Exercise instructions:
Your task is to copy the listing exactly. Drop any pictures from the copy.

— Start Given data —

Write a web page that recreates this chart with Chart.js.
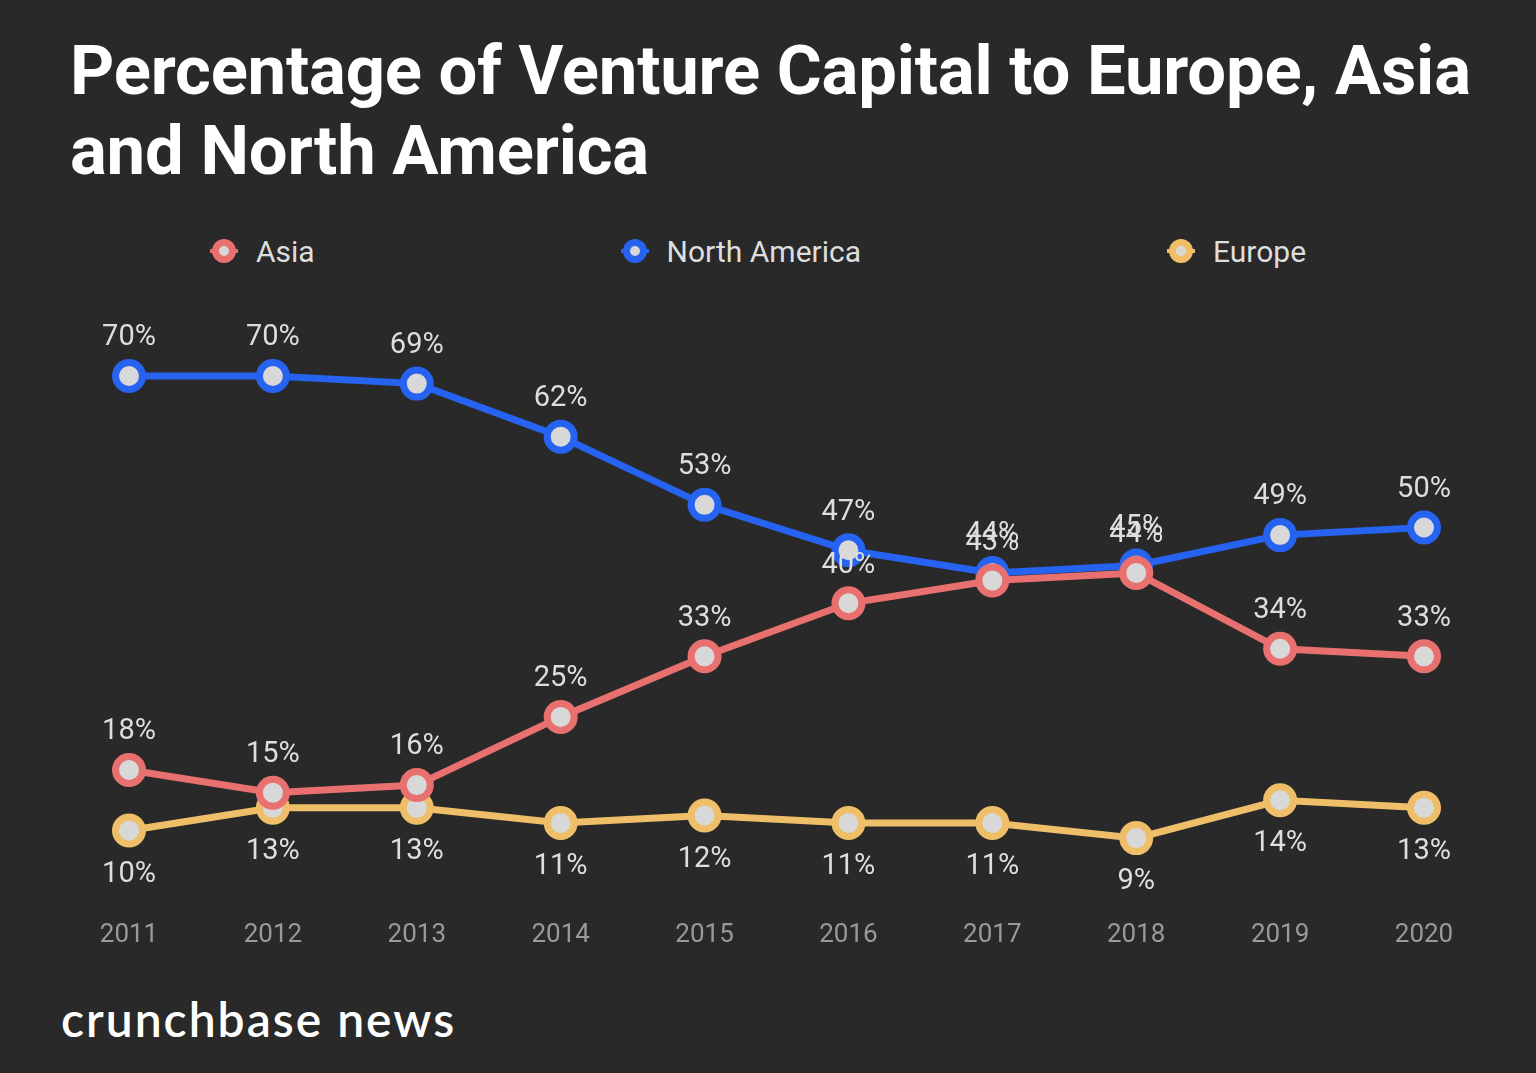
<!DOCTYPE html>
<html>
<head>
<meta charset="utf-8">
<script src="https://cdn.jsdelivr.net/npm/chart.js@4/dist/chart.umd.min.js"></script>
<style>
  html, body { margin: 0; padding: 0; background: #292929; }
  body { width: 1536px; height: 1073px; position: relative; overflow: hidden; }
  #title {
    position: absolute; left: 70px; top: 31px; width: 1450px;
    font-family: Roboto, sans-serif; font-weight: 700; font-size: 68.8px;
    line-height: 80px; color: #ffffff; letter-spacing: -0.2px;
  }
  #legend {
    position: absolute; left: 0; top: 231px; width: 1516px; height: 40px;
    display: flex; justify-content: center; align-items: center; gap: 306px;
    font-family: Roboto, sans-serif; font-size: 30px; color: #dedede;
  }
  .item { display: flex; align-items: center; white-space: nowrap; }
  .marker { position: relative; width: 28px; height: 4px; margin-right: 18px; }
  .marker span {
    position: absolute; left: 2px; top: -10px; width: 10px; height: 10px;
    border-radius: 50%; border: 7px solid; background: #d8d8d8;
  }
  #chartBox { position: absolute; left: 0; top: 200px; width: 1536px; height: 780px; }
  #brand {
    position: absolute; left: 61px; top: 990px;
    font-family: Lato, sans-serif; font-weight: 600; font-size: 48px;
    color: #ffffff; letter-spacing: 2px;
  }
</style>
</head>
<body>
<div id="title">Percentage of Venture Capital to Europe, Asia and North America</div>
<div id="legend"></div>
<div id="chartBox"><canvas id="lineChart" width="1536" height="780"></canvas></div>
<div id="brand">crunchbase news</div>
<script>
const years = ['2011', '2012', '2013', '2014', '2015', '2016', '2017', '2018', '2019', '2020'];
const asia = [18, 15, 16, 25, 33, 40, 43, 44, 34, 33];
const northAmerica = [70, 70, 69, 62, 53, 47, 44, 45, 49, 50];
const europe = [10, 13, 13, 11, 12, 11, 11, 9, 14, 13];

// label offset from the point: above for Asia / North America, below for Europe
const labelOffset = [-38, -38, 44];

const valueLabels = {
    id: 'valueLabels',
    afterDatasetsDraw(chart) {
        const ctx = chart.ctx;
        ctx.save();
        ctx.font = '29px Roboto, sans-serif';
        ctx.fillStyle = '#dedede';
        ctx.textAlign = 'center';
        ctx.textBaseline = 'middle';
        chart.data.datasets.forEach((ds, i) => {
            const meta = chart.getDatasetMeta(i);
            meta.data.forEach((pt, j) => {
                ctx.fillText(ds.data[j] + '%', pt.x, pt.y + labelOffset[i]);
            });
        });
        ctx.restore();
    }
};

function series(label, data, color) {
    return {
        label: label,
        data: data,
        borderColor: color,
        backgroundColor: '#d8d8d8',
        borderWidth: 7,
        pointRadius: 13.5,
        pointHoverRadius: 13.5,
        pointBorderWidth: 7,
        pointBorderColor: color,
        pointBackgroundColor: '#d8d8d8',
        tension: 0
    };
}

var ctx = document.getElementById('lineChart').getContext('2d');
var myLineChart = new Chart(ctx, {
    type: 'line',
    data: {
        labels: years,
        datasets: [
            series('Asia', asia, '#e8716f'),
            series('North America', northAmerica, '#2563f0'),
            series('Europe', europe, '#efbe68')
        ]
    },
    options: {
        responsive: false,
        animation: false,
        layout: { padding: { left: 129, right: 112, top: 96.5, bottom: 23.5 } },
        plugins: {
            tooltip: { enabled: false },
            legend: { display: false }
        },
        scales: {
            x: {
                offset: false,
                grid: { display: false },
                border: { display: false },
                ticks: {
                    color: '#9a9a9a',
                    padding: 5.5,
                    font: { family: 'Roboto, sans-serif', size: 26 }
                }
            },
            y: {
                display: false,
                min: 0,
                max: 80.5
            }
        }
    },
    plugins: [valueLabels]
});

// legend built from the chart's datasets
const legendBox = document.getElementById('legend');
myLineChart.data.datasets.forEach(ds => {
    const item = document.createElement('div');
    item.className = 'item';
    const marker = document.createElement('div');
    marker.className = 'marker';
    marker.style.background = ds.borderColor;
    const dot = document.createElement('span');
    dot.style.borderColor = ds.borderColor;
    marker.appendChild(dot);
    item.appendChild(marker);
    item.appendChild(document.createTextNode(ds.label));
    legendBox.appendChild(item);
});
</script>
</body>
</html>
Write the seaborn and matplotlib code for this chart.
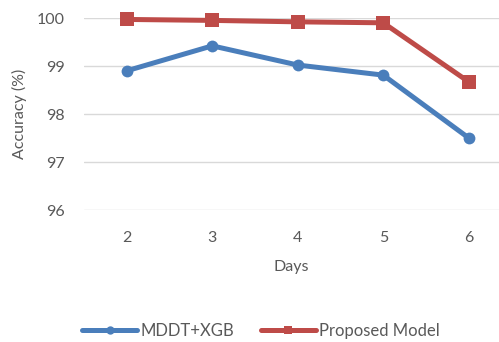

— End Given data —

Solution to this exercise:
Write a web page that recreates this chart with Chart.js.
<!DOCTYPE html>
<html>
<head>
<meta charset="utf-8">
<script src="https://cdn.jsdelivr.net/npm/chart.js@4/dist/chart.umd.min.js"></script>
<style>
  html, body { margin: 0; padding: 0; background: #292929; }
  body { width: 1536px; height: 1073px; position: relative; overflow: hidden; }
  #title {
    position: absolute; left: 70px; top: 31px; width: 1450px;
    font-family: Roboto, sans-serif; font-weight: 700; font-size: 68.8px;
    line-height: 80px; color: #ffffff; letter-spacing: -0.2px;
  }
  #legend {
    position: absolute; left: 0; top: 231px; width: 1516px; height: 40px;
    display: flex; justify-content: center; align-items: center; gap: 306px;
    font-family: Roboto, sans-serif; font-size: 30px; color: #dedede;
  }
  .item { display: flex; align-items: center; white-space: nowrap; }
  .marker { position: relative; width: 28px; height: 4px; margin-right: 18px; }
  .marker span {
    position: absolute; left: 2px; top: -10px; width: 10px; height: 10px;
    border-radius: 50%; border: 7px solid; background: #d8d8d8;
  }
  #chartBox { position: absolute; left: 0; top: 200px; width: 1536px; height: 780px; }
  #brand {
    position: absolute; left: 61px; top: 990px;
    font-family: Lato, sans-serif; font-weight: 600; font-size: 48px;
    color: #ffffff; letter-spacing: 2px;
  }
</style>
</head>
<body>
<div id="title">Percentage of Venture Capital to Europe, Asia and North America</div>
<div id="legend"></div>
<div id="chartBox"><canvas id="lineChart" width="1536" height="780"></canvas></div>
<div id="brand">crunchbase news</div>
<script>
const years = ['2011', '2012', '2013', '2014', '2015', '2016', '2017', '2018', '2019', '2020'];
const asia = [18, 15, 16, 25, 33, 40, 43, 44, 34, 33];
const northAmerica = [70, 70, 69, 62, 53, 47, 44, 45, 49, 50];
const europe = [10, 13, 13, 11, 12, 11, 11, 9, 14, 13];

// label offset from the point: above for Asia / North America, below for Europe
const labelOffset = [-38, -38, 44];

const valueLabels = {
    id: 'valueLabels',
    afterDatasetsDraw(chart) {
        const ctx = chart.ctx;
        ctx.save();
        ctx.font = '29px Roboto, sans-serif';
        ctx.fillStyle = '#dedede';
        ctx.textAlign = 'center';
        ctx.textBaseline = 'middle';
        chart.data.datasets.forEach((ds, i) => {
            const meta = chart.getDatasetMeta(i);
            meta.data.forEach((pt, j) => {
                ctx.fillText(ds.data[j] + '%', pt.x, pt.y + labelOffset[i]);
            });
        });
        ctx.restore();
    }
};

function series(label, data, color) {
    return {
        label: label,
        data: data,
        borderColor: color,
        backgroundColor: '#d8d8d8',
        borderWidth: 7,
        pointRadius: 13.5,
        pointHoverRadius: 13.5,
        pointBorderWidth: 7,
        pointBorderColor: color,
        pointBackgroundColor: '#d8d8d8',
        tension: 0
    };
}

var ctx = document.getElementById('lineChart').getContext('2d');
var myLineChart = new Chart(ctx, {
    type: 'line',
    data: {
        labels: years,
        datasets: [
            series('Asia', asia, '#e8716f'),
            series('North America', northAmerica, '#2563f0'),
            series('Europe', europe, '#efbe68')
        ]
    },
    options: {
        responsive: false,
        animation: false,
        layout: { padding: { left: 129, right: 112, top: 96.5, bottom: 23.5 } },
        plugins: {
            tooltip: { enabled: false },
            legend: { display: false }
        },
        scales: {
            x: {
                offset: false,
                grid: { display: false },
                border: { display: false },
                ticks: {
                    color: '#9a9a9a',
                    padding: 5.5,
                    font: { family: 'Roboto, sans-serif', size: 26 }
                }
            },
            y: {
                display: false,
                min: 0,
                max: 80.5
            }
        }
    },
    plugins: [valueLabels]
});

// legend built from the chart's datasets
const legendBox = document.getElementById('legend');
myLineChart.data.datasets.forEach(ds => {
    const item = document.createElement('div');
    item.className = 'item';
    const marker = document.createElement('div');
    marker.className = 'marker';
    marker.style.background = ds.borderColor;
    const dot = document.createElement('span');
    dot.style.borderColor = ds.borderColor;
    marker.appendChild(dot);
    item.appendChild(marker);
    item.appendChild(document.createTextNode(ds.label));
    legendBox.appendChild(item);
});
</script>
</body>
</html>
Write the seaborn and matplotlib code for this chart.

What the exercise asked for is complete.